§ DIRECTIONS:
Restate the listing that follows word for word, without its pictures.

┄┄┄┄┄┄

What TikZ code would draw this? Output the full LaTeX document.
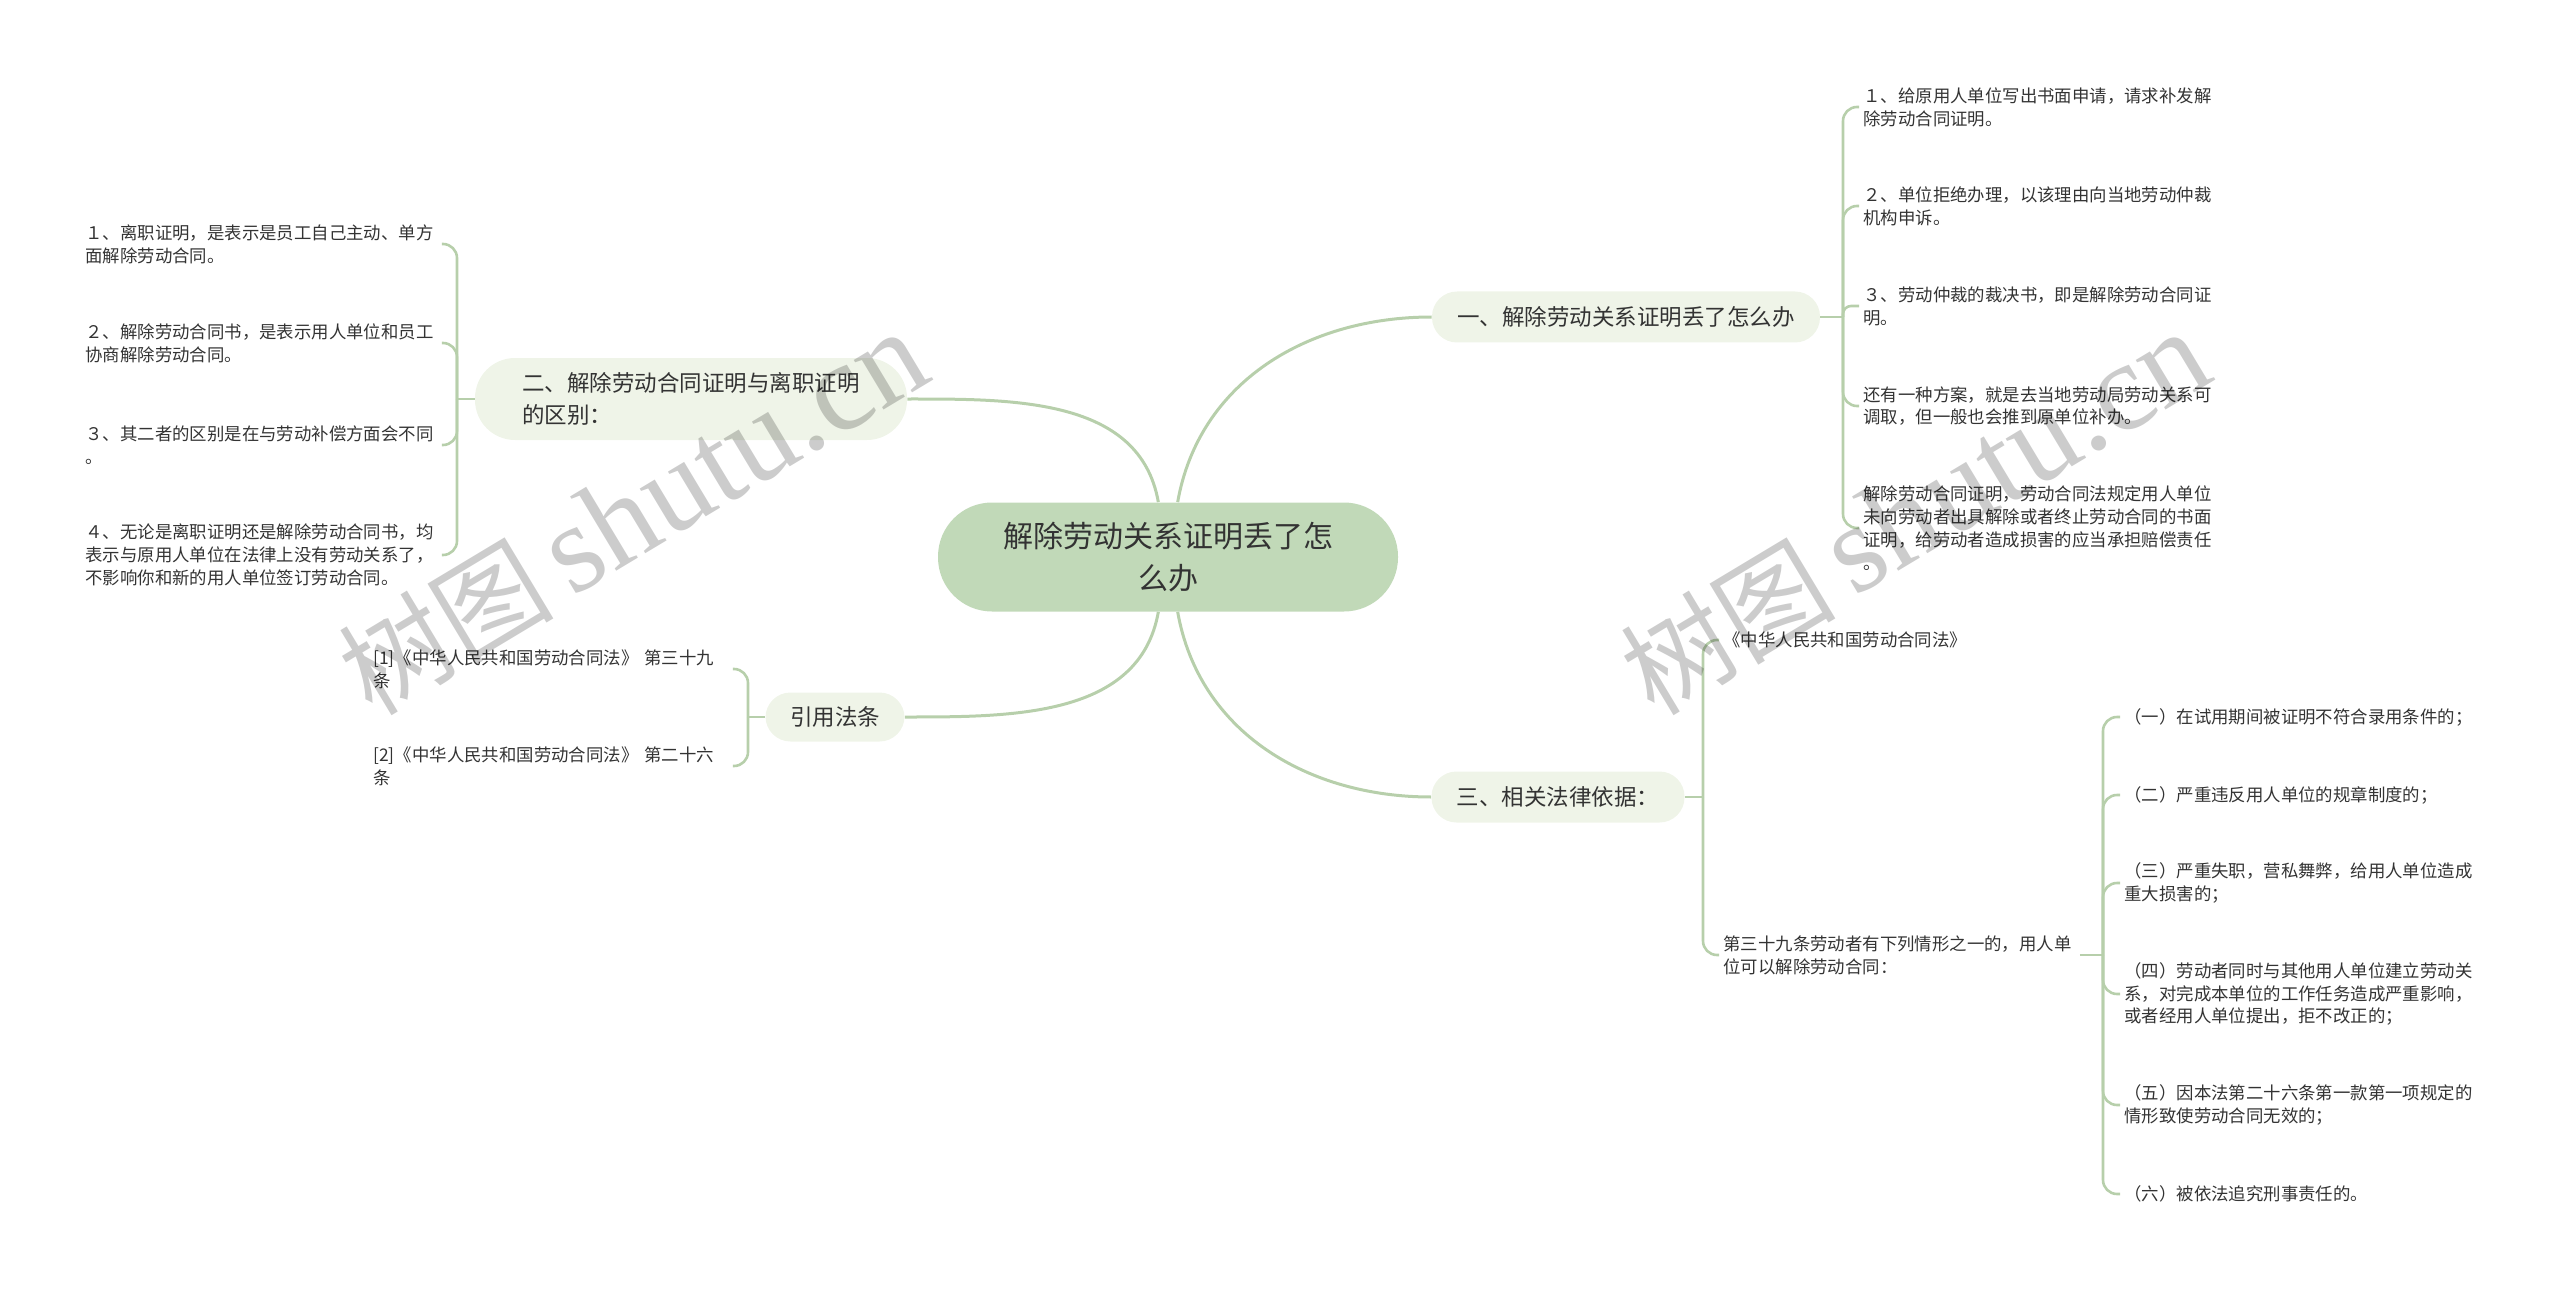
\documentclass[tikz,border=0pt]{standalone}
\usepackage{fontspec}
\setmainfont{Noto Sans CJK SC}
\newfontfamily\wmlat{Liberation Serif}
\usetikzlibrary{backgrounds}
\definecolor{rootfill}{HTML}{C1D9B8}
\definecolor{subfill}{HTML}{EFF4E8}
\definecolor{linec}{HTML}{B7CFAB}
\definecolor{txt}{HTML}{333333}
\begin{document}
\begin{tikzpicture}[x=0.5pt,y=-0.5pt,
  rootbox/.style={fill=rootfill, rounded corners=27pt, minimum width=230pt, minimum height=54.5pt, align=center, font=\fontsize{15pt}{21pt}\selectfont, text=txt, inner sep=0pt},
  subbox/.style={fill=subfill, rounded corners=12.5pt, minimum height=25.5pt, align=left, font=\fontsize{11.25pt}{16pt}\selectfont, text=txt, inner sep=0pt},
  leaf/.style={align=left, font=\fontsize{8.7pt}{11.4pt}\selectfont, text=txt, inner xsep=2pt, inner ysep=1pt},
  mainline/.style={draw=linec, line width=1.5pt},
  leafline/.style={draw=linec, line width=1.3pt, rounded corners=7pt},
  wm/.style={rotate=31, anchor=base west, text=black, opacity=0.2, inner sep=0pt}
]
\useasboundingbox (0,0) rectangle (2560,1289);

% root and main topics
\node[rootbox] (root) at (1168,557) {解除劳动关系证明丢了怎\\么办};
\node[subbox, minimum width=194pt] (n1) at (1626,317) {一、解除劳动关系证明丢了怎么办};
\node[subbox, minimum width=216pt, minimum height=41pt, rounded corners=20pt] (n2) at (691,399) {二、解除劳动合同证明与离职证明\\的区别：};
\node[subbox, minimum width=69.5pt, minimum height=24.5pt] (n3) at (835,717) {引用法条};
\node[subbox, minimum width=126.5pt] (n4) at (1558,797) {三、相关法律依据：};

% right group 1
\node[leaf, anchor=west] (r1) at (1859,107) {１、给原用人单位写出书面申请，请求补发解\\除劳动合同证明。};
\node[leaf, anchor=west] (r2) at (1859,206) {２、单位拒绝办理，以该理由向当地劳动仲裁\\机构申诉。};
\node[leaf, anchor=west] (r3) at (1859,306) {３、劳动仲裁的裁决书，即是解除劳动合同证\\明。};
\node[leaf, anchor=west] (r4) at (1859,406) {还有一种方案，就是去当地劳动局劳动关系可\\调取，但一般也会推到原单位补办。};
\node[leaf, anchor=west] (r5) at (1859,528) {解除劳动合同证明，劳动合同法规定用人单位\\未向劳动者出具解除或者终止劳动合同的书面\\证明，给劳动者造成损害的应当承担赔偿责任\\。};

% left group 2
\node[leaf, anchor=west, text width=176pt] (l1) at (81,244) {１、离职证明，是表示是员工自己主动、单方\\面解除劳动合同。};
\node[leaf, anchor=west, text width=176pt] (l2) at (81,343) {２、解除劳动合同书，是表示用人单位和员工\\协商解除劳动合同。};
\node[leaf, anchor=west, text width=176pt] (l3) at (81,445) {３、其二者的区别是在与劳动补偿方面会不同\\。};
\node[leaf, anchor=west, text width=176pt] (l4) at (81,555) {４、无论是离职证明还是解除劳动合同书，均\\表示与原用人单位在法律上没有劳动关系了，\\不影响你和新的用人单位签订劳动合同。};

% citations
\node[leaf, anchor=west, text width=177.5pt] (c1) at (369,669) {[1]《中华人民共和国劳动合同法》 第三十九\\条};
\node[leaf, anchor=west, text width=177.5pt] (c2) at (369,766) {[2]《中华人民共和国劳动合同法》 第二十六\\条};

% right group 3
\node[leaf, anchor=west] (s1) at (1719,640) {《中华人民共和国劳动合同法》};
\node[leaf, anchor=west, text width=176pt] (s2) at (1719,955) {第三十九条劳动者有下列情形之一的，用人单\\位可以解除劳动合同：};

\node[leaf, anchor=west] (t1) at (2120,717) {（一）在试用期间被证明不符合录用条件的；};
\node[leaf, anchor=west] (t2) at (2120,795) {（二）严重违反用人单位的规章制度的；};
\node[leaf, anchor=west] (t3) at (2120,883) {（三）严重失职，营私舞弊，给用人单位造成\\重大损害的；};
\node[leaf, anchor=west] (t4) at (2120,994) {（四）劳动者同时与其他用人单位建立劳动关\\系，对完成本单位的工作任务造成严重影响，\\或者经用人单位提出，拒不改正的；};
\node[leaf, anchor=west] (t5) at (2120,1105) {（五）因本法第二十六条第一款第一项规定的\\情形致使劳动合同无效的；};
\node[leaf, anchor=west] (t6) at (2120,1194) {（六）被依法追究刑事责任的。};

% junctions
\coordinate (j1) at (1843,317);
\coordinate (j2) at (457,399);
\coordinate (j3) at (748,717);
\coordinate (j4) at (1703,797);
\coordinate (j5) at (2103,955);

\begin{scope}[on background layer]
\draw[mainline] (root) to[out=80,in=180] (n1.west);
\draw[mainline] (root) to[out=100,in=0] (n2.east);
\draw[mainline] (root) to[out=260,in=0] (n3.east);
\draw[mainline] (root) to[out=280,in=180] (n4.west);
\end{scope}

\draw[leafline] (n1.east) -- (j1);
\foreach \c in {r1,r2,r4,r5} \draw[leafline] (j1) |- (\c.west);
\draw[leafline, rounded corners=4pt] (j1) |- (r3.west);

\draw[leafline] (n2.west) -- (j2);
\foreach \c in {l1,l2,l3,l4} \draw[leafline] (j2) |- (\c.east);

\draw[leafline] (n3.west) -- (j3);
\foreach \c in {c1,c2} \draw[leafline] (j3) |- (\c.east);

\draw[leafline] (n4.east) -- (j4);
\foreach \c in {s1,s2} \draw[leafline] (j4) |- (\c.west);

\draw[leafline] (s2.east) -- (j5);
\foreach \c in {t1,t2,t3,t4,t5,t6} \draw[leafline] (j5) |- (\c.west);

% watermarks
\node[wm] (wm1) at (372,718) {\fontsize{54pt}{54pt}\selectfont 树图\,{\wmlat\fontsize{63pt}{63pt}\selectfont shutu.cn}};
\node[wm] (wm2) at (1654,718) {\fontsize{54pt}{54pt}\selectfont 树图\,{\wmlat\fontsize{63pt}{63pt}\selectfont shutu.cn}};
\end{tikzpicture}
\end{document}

┄┄┄┄┄┄

§ SOLUTION:
What TikZ code would draw this? Output the full LaTeX document.
\documentclass[tikz,border=0pt]{standalone}
\usepackage{fontspec}
\setmainfont{Noto Sans CJK SC}
\newfontfamily\wmlat{Liberation Serif}
\usetikzlibrary{backgrounds}
\definecolor{rootfill}{HTML}{C1D9B8}
\definecolor{subfill}{HTML}{EFF4E8}
\definecolor{linec}{HTML}{B7CFAB}
\definecolor{txt}{HTML}{333333}
\begin{document}
\begin{tikzpicture}[x=0.5pt,y=-0.5pt,
  rootbox/.style={fill=rootfill, rounded corners=27pt, minimum width=230pt, minimum height=54.5pt, align=center, font=\fontsize{15pt}{21pt}\selectfont, text=txt, inner sep=0pt},
  subbox/.style={fill=subfill, rounded corners=12.5pt, minimum height=25.5pt, align=left, font=\fontsize{11.25pt}{16pt}\selectfont, text=txt, inner sep=0pt},
  leaf/.style={align=left, font=\fontsize{8.7pt}{11.4pt}\selectfont, text=txt, inner xsep=2pt, inner ysep=1pt},
  mainline/.style={draw=linec, line width=1.5pt},
  leafline/.style={draw=linec, line width=1.3pt, rounded corners=7pt},
  wm/.style={rotate=31, anchor=base west, text=black, opacity=0.2, inner sep=0pt}
]
\useasboundingbox (0,0) rectangle (2560,1289);

% root and main topics
\node[rootbox] (root) at (1168,557) {解除劳动关系证明丢了怎\\么办};
\node[subbox, minimum width=194pt] (n1) at (1626,317) {一、解除劳动关系证明丢了怎么办};
\node[subbox, minimum width=216pt, minimum height=41pt, rounded corners=20pt] (n2) at (691,399) {二、解除劳动合同证明与离职证明\\的区别：};
\node[subbox, minimum width=69.5pt, minimum height=24.5pt] (n3) at (835,717) {引用法条};
\node[subbox, minimum width=126.5pt] (n4) at (1558,797) {三、相关法律依据：};

% right group 1
\node[leaf, anchor=west] (r1) at (1859,107) {１、给原用人单位写出书面申请，请求补发解\\除劳动合同证明。};
\node[leaf, anchor=west] (r2) at (1859,206) {２、单位拒绝办理，以该理由向当地劳动仲裁\\机构申诉。};
\node[leaf, anchor=west] (r3) at (1859,306) {３、劳动仲裁的裁决书，即是解除劳动合同证\\明。};
\node[leaf, anchor=west] (r4) at (1859,406) {还有一种方案，就是去当地劳动局劳动关系可\\调取，但一般也会推到原单位补办。};
\node[leaf, anchor=west] (r5) at (1859,528) {解除劳动合同证明，劳动合同法规定用人单位\\未向劳动者出具解除或者终止劳动合同的书面\\证明，给劳动者造成损害的应当承担赔偿责任\\。};

% left group 2
\node[leaf, anchor=west, text width=176pt] (l1) at (81,244) {１、离职证明，是表示是员工自己主动、单方\\面解除劳动合同。};
\node[leaf, anchor=west, text width=176pt] (l2) at (81,343) {２、解除劳动合同书，是表示用人单位和员工\\协商解除劳动合同。};
\node[leaf, anchor=west, text width=176pt] (l3) at (81,445) {３、其二者的区别是在与劳动补偿方面会不同\\。};
\node[leaf, anchor=west, text width=176pt] (l4) at (81,555) {４、无论是离职证明还是解除劳动合同书，均\\表示与原用人单位在法律上没有劳动关系了，\\不影响你和新的用人单位签订劳动合同。};

% citations
\node[leaf, anchor=west, text width=177.5pt] (c1) at (369,669) {[1]《中华人民共和国劳动合同法》 第三十九\\条};
\node[leaf, anchor=west, text width=177.5pt] (c2) at (369,766) {[2]《中华人民共和国劳动合同法》 第二十六\\条};

% right group 3
\node[leaf, anchor=west] (s1) at (1719,640) {《中华人民共和国劳动合同法》};
\node[leaf, anchor=west, text width=176pt] (s2) at (1719,955) {第三十九条劳动者有下列情形之一的，用人单\\位可以解除劳动合同：};

\node[leaf, anchor=west] (t1) at (2120,717) {（一）在试用期间被证明不符合录用条件的；};
\node[leaf, anchor=west] (t2) at (2120,795) {（二）严重违反用人单位的规章制度的；};
\node[leaf, anchor=west] (t3) at (2120,883) {（三）严重失职，营私舞弊，给用人单位造成\\重大损害的；};
\node[leaf, anchor=west] (t4) at (2120,994) {（四）劳动者同时与其他用人单位建立劳动关\\系，对完成本单位的工作任务造成严重影响，\\或者经用人单位提出，拒不改正的；};
\node[leaf, anchor=west] (t5) at (2120,1105) {（五）因本法第二十六条第一款第一项规定的\\情形致使劳动合同无效的；};
\node[leaf, anchor=west] (t6) at (2120,1194) {（六）被依法追究刑事责任的。};

% junctions
\coordinate (j1) at (1843,317);
\coordinate (j2) at (457,399);
\coordinate (j3) at (748,717);
\coordinate (j4) at (1703,797);
\coordinate (j5) at (2103,955);

\begin{scope}[on background layer]
\draw[mainline] (root) to[out=80,in=180] (n1.west);
\draw[mainline] (root) to[out=100,in=0] (n2.east);
\draw[mainline] (root) to[out=260,in=0] (n3.east);
\draw[mainline] (root) to[out=280,in=180] (n4.west);
\end{scope}

\draw[leafline] (n1.east) -- (j1);
\foreach \c in {r1,r2,r4,r5} \draw[leafline] (j1) |- (\c.west);
\draw[leafline, rounded corners=4pt] (j1) |- (r3.west);

\draw[leafline] (n2.west) -- (j2);
\foreach \c in {l1,l2,l3,l4} \draw[leafline] (j2) |- (\c.east);

\draw[leafline] (n3.west) -- (j3);
\foreach \c in {c1,c2} \draw[leafline] (j3) |- (\c.east);

\draw[leafline] (n4.east) -- (j4);
\foreach \c in {s1,s2} \draw[leafline] (j4) |- (\c.west);

\draw[leafline] (s2.east) -- (j5);
\foreach \c in {t1,t2,t3,t4,t5,t6} \draw[leafline] (j5) |- (\c.west);

% watermarks
\node[wm] (wm1) at (372,718) {\fontsize{54pt}{54pt}\selectfont 树图\,{\wmlat\fontsize{63pt}{63pt}\selectfont shutu.cn}};
\node[wm] (wm2) at (1654,718) {\fontsize{54pt}{54pt}\selectfont 树图\,{\wmlat\fontsize{63pt}{63pt}\selectfont shutu.cn}};
\end{tikzpicture}
\end{document}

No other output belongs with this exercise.